Crucially, the market landscape in the API economy is also very different from what legacy financial institutions are used to. Traditionally, banks have segmented the market into very large market segments (e.g. consumer banking, corporate banking, private banking etc.). In sharp contrast, the API economy sees partners working together to serve market micro-segments that would not be reachable and profitable by each individual enterprise working in isolation. Simply put, addressing all customer needs, from mainstream use cases to niche applications, is beyond the capabilities of any single enterprise and can generally only be achieved through ecosystems and partnerships. Because partners working together in the API economy seek to serve the customer through the customer’s preferred digital interface (which may be different than bank’s preferred digital interface), ecosystem partnerships represent a massive shift in marketing management, with major implications for a bank’s business architecture, technical architecture, governance, and risk management.

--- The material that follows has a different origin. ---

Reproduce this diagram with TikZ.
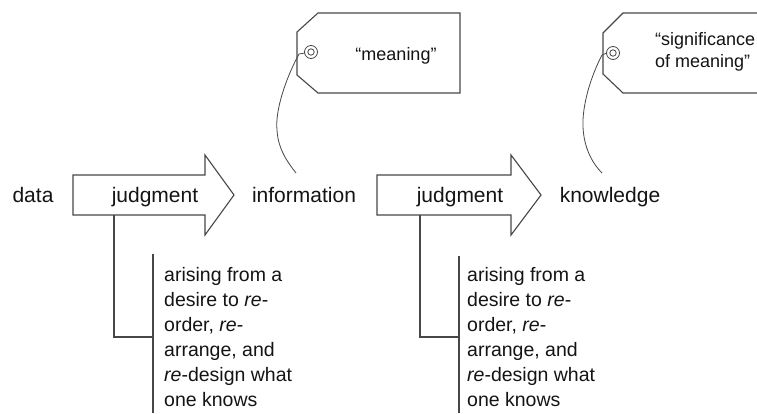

Additionally, in the API economy, pricing decisions are generally driven by a desire for ecosystem growth. Partners work together to extend the customization and value that customers experience when consuming services. By design, the intellectual property in an ecosystem becomes dispersed. Banks have traditionally sought to protect the exclusivity of their intellectual property, and they have often sought economic returns via cost-plus pricing and minimal customization of financial products. Just as with other aspects of the API economy, these ecosystem dynamics and economic relationships typically fall outside a bank’s status quo operations and strategies — more akin to entering a foreign market than to simply satisfying regulatory requirements.

The C-suite should be involved

To approach entry into the API economy as they would approach market entry into a foreign country, banks should consider focusing on a small number of products or segments. They should seek complementary partners who can help them adapt their skills to the API economy and extend the reach of their core differentiating strengths. Just like entry into a foreign market requires combining elements of the home country business model with new local elements, banks will have to transform to increase the effectiveness of their ecosystem participation.

Because an Open Banking compliance project involves regulators specifying the scope and schedule for mandatory APIs, the C-suite may feel relegated to the role of budget provider, which may tempt executives to delegate the sponsorship and steering of the project. Such delegation is not an option for a foreign market entry, where all decisions on scope, cost and timetable are strategic and entirely in the hands of the bank itself — and the C-suite should not consider it an option for entry into the API economy. Bank leaders need to be involved, as the organization likely will not be able to make the necessary strategic and operational transformations if the vision is not defined and driven from the top.